Remedy Over Revenge

By Douglas Rushkoff. Published in The New York Times Syndicate/Guardian of London on 1 July 2001

When the Court of Appeals sent the Microsoft case and the Justice Department’s proposed “break up” remedy back to the lower courts for a fix, everyone - at least everyone in the press and punditry pen - seemed to think it marked a victory for Bill Gates. His company would now remain whole and, even if he were eventually punished, his web browser would have even more time to establish itself as the Internet’s standard. I still receive email asking why I haven’t spoken out against the decision.

Well, I haven’t criticized the Court of Appeals decision because it was right.

Having had a chance to review their findings, as well as the opportunity to speak with insiders at Redmond and a few State Attorneys General offices, I believe that this decision - rather than taking the pressure off Microsoft - could potentially deal a blow to Bill Gates far more deadly than anything Joe Klein (conceiver of the original break up plan) could dream up. And, if the lower court and Justice Department now act intelligently in their design of a new remedy, successfully break the effects of Microsoft’s longstanding monopolistic practices.

First, what happened: Judge Jackson originally found that Microsoft had a monopoly in the OS market, and was using this power of monopoly to maintain its position. Further, and wading into somewhat murkier waters, Jackson found that Microsoft was using its browser monopoly to monopolize the browser market. He then adopted Joe Klein’s remedy proposal: to break Microsoft in two. One of the new companies would be dedicated to the Windows operating system, and the other would make applications, like Microsoft Office.

The appellate court rejected the notion that Microsoft monopolized the browser market, because there is no browser market. At least no evidence of a browser market was presented; most browsers are given away. They also rejected the remedy, unsure of how it would solve any real antitrust issues.

What the court did hold up, quite emphatically, was the charge that Microsoft enjoys a monopoly over the OS market, and that it has used its monopoly power to maintain this position - illegally, by definition. Then they sent the case back for a sanely devised remedy.

The aggregate brainpower of the appellate court and its affiliated guest thinkers was, perhaps, the greatest in the modern history of jurisprudence. And their decision reflected a keen understanding of the law, technology, and the nature of business. Antitrust practitioners with whom I have consulted agree that this is one of the most intellectually rigorous decisions made by a court in recent years.

Though conceived by jurists considered to be quite friendly to Microsoft’s interests, this decision gives the Justice Department and the States Attorneys General all they need to completely resolve the situation - that is, if they can focus on something other than their spiteful (if justified) lust for vengeance against Bill Gates Evil Empire for long enough to concentrate, instead, on helping liberate the computer operating system from Microsoft’s non-competitive stranglehold.

The Justice Department chose to punish and publicly humiliate Bill Gates with a break up of his company rather than addressing the need for a remedy to the OS monopoly.

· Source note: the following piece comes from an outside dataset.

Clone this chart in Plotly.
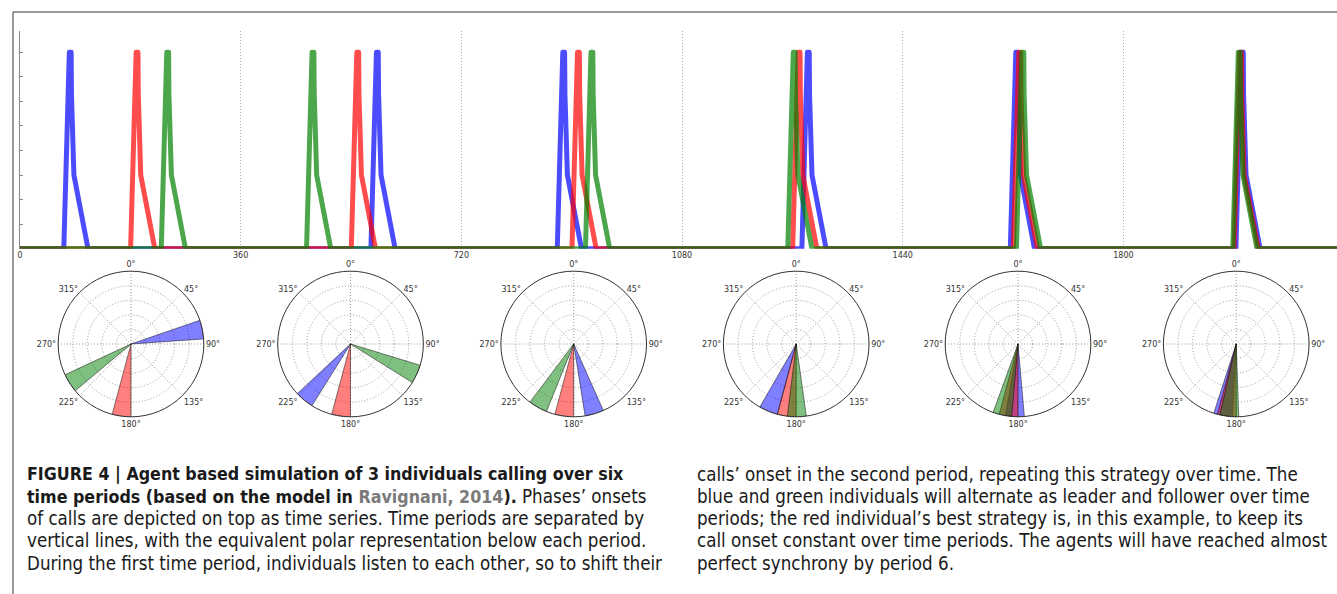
import plotly.graph_objects as go

W, H = 1337, 594

# ---------------- data ----------------
period_len = 360
n_periods = 6
individuals = ["blue", "red", "green"]
# call onset (degrees within each period)
onset_blue = [71, 212, 156, 195, 175, 183]
onset_red = [180, 180, 180, 180, 180, 180]
onset_green = [230, 107, 202, 172, 185, 178]
onsets = {"blue": onset_blue, "red": onset_red, "green": onset_green}
# call envelope shape (offset from onset, amplitude)
env_offsets = [0.5, 9.5, 12.5, 13, 17, 40]
env_values = [0, 8, 8, 6.3, 3.0, 0]
wedge_width = 15
x_ticks = [0, 360, 720, 1080, 1440, 1800]
theta_ticks = [0, 45, 90, 135, 180, 225, 270, 315]
theta_labels = ["0°", "45°", "90°", "135°", "180°", "225°", "270°", "315°"]

line_colors = {"blue": "rgba(0,0,255,0.7)", "red": "rgba(255,0,0,0.7)", "green": "rgba(0,128,0,0.7)"}
wedge_colors = {"blue": "rgba(0,0,255,0.5)", "red": "rgba(255,0,0,0.5)", "green": "rgba(0,128,0,0.5)"}

B = "<span style='font-size:17.7px'><b>"
BE = "</b></span>"
caption_left = [
    B + "FIGURE 4 | Agent based simulation of 3 individuals calling over six" + BE,
    B + "time periods (based on the model in <span style='color:#7a7a7a'>Ravignani, 2014</span>)." + BE + " Phases’ onsets",
    "of calls are depicted on top as time series. Time periods are separated by",
    "vertical lines, with the equivalent polar representation below each period.",
    "During the first time period, individuals listen to each other, so to shift their",
]
caption_right = [
    "calls’ onset in the second period, repeating this strategy over time. The",
    "blue and green individuals will alternate as leader and follower over time",
    "periods; the red individual’s best strategy is, in this example, to keep its",
    "call onset constant over time periods. The agents will have reached almost",
    "perfect synchrony by period 6.",
]

# ---------------- figure ----------------
fig = go.Figure()

total_len = period_len * n_periods
for ind in individuals:
    xs, ys = [0], [0]
    for k in range(n_periods):
        base = k * period_len + onsets[ind][k]
        for off, val in zip(env_offsets, env_values):
            xs.append(base + off)
            ys.append(val)
    xs.append(total_len)
    ys.append(0)
    fig.add_trace(go.Scatter(x=xs, y=ys, mode="lines",
                             line=dict(color=line_colors[ind], width=5),
                             hoverinfo="skip", showlegend=False))

# polar panels
centers = [128.3, 348.3, 572, 795, 1017.3, 1236]
cy = 344
rad = 73
for k in range(n_periods):
    pname = "polar" if k == 0 else f"polar{k+1}"
    for ind in individuals:
        fig.add_trace(go.Barpolar(
            theta=[onsets[ind][k] + wedge_width / 2], r=[1], width=[wedge_width],
            marker=dict(color=wedge_colors[ind], line=dict(color="rgba(0,0,0,0.8)", width=0.6)),
            subplot=pname, hoverinfo="skip", showlegend=False))
    cx = centers[k]
    fig.update_layout(**{pname: dict(
        domain=dict(x=[(cx - rad) / W, (cx + rad) / W],
                    y=[(H - cy - rad) / H, (H - cy + rad) / H]),
        bgcolor="white",
        angularaxis=dict(rotation=90, direction="clockwise",
                         tickvals=theta_ticks, ticktext=theta_labels,
                         tickfont=dict(family="DejaVu Sans", size=8, color="#333"),
                         ticks="", showline=True, linecolor="#333", linewidth=1,
                         showgrid=True, gridcolor="#999", griddash="1px,2px", gridwidth=1),
        radialaxis=dict(range=[0, 1], tickvals=[0.2, 0.4, 0.6, 0.8],
                        showticklabels=False, ticks="", showline=False,
                        showgrid=True, gridcolor="#999", griddash="1px,2px", gridwidth=1),
    )})

# time-series axes
y_bottom_px, y_top_px, px_per_unit = 248.7, 31, 24.55
ymax = (y_bottom_px - y_top_px) / px_per_unit
x_left_px, px_per_deg = 17, 0.6144
xmax = (W - x_left_px) / px_per_deg

fig.update_layout(
    width=W, height=H,
    margin=dict(l=0, r=0, t=0, b=0),
    paper_bgcolor="white", plot_bgcolor="white",
    showlegend=False,
    xaxis=dict(domain=[x_left_px / W, 1], range=[0, xmax],
               tickvals=x_ticks, ticktext=[str(v) for v in x_ticks],
               tickfont=dict(family="DejaVu Sans", size=8, color="#333"),
               ticks="", showline=False, zeroline=False,
               showgrid=True, gridcolor="#aaa", griddash="1px,2px", gridwidth=1),
    yaxis=dict(domain=[(H - y_bottom_px) / H, (H - y_top_px) / H], range=[0, ymax],
               tickvals=list(range(0, 9)), showticklabels=False,
               ticks="inside", ticklen=3, tickcolor="#888",
               showline=True, linecolor="#888", linewidth=1,
               showgrid=False, zeroline=False),
)

# frame lines
fig.add_shape(type="line", xref="paper", yref="paper",
              x0=10 / W, x1=1, y0=1 - 12 / H, y1=1 - 12 / H,
              line=dict(color="#777", width=1.5))
fig.add_shape(type="line", xref="paper", yref="paper",
              x0=10 / W, x1=10 / W, y0=0, y1=1 - 12 / H,
              line=dict(color="#777", width=1.5))

# caption
line_y = [474, 496, 518, 540, 563]
cap_font = dict(family="Liberation Sans Narrow, DejaVu Sans Condensed, Arial Narrow, sans-serif",
                size=18.6, color="#1a1a1a")
for txt, yy in zip(caption_left, line_y):
    fig.add_annotation(x=22 / W, y=1 - yy / H, xref="paper", yref="paper",
                       text=txt, showarrow=False, xanchor="left", yanchor="middle",
                       font=cap_font)
for txt, yy in zip(caption_right, line_y):
    fig.add_annotation(x=694 / W, y=1 - yy / H, xref="paper", yref="paper",
                       text=txt, showarrow=False, xanchor="left", yanchor="middle",
                       font=cap_font)

post = (
    "document.body.style.margin='0';document.body.style.overflow='hidden';"
    "document.querySelectorAll('.scatterlayer path.js-line').forEach(function(p){"
    "p.style.strokeLinejoin='round';p.style.strokeLinecap='round';});"
)
fig.write_html("out.html", config={"displayModeBar": False}, post_script=post)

As the Appellate Court must have surmised, breaking up Microsoft into two companies would not change their power over the OS. It was a policy of containment, really, in which Microsoft would be allowed to maintain the monopolies it has already won, but no more.

Of course, the new spin-off company would have owned Office, already something of a monopoly in its own right. In any case, the applications company would have little motivation to compete against its parent in the OS market, as Klein believed would happen. It has every reason to keep Microsoft - for which it makes the best and ‘original’ software - healthy.

Had the Justice Department’s proposal been subjected to a hearing, as Microsoft itself suggested, these flaws would have been exposed. Now, the 7-0 appellate decision refocuses the parties and the lower court on the real issue of the case: the OS market.

So, what should the Justice Department and Attorneys General do? Focus on reintroducing innovation and competition to the browser market, rather than just punishing Bill Gates. Here’s just one such remedy: force Microsoft to license its OS to five of its competitors. Set up an auction, supervised by the Justice Department, in which companies bid for licenses to the entire Windows OS at its current stage of development, as well as its source code. Their bids can include an upfront price, ongoing licensing fees - whatever the market will bear.

Then, these five companies can take whichever direction they want in the further development of the OS. They all start with the same advantage: all those Windows-compatible programs out there will work on everyone’s OS.

Each version of Windows can follow its own development path. If, say, IBM goes in a direction that more users like, then it is their version of Windows that will begin to win market share. At least Windows will be able to evolve based on competition rather than monopoly. And Microsoft will have to compete and innovate right along with everyone else. The object is not to cripple Microsoft, but to break their monopoly and improve the climate of OS development.

Of course mine is just one possible remedy. There are many. The important thing for the Justice Department to accept is that the “conduct” restrictions and structural remedies, of which they are so fond, only feel like substantive victories. If they don’t actually introduce competition to the marketplace, they aren’t remedies at all.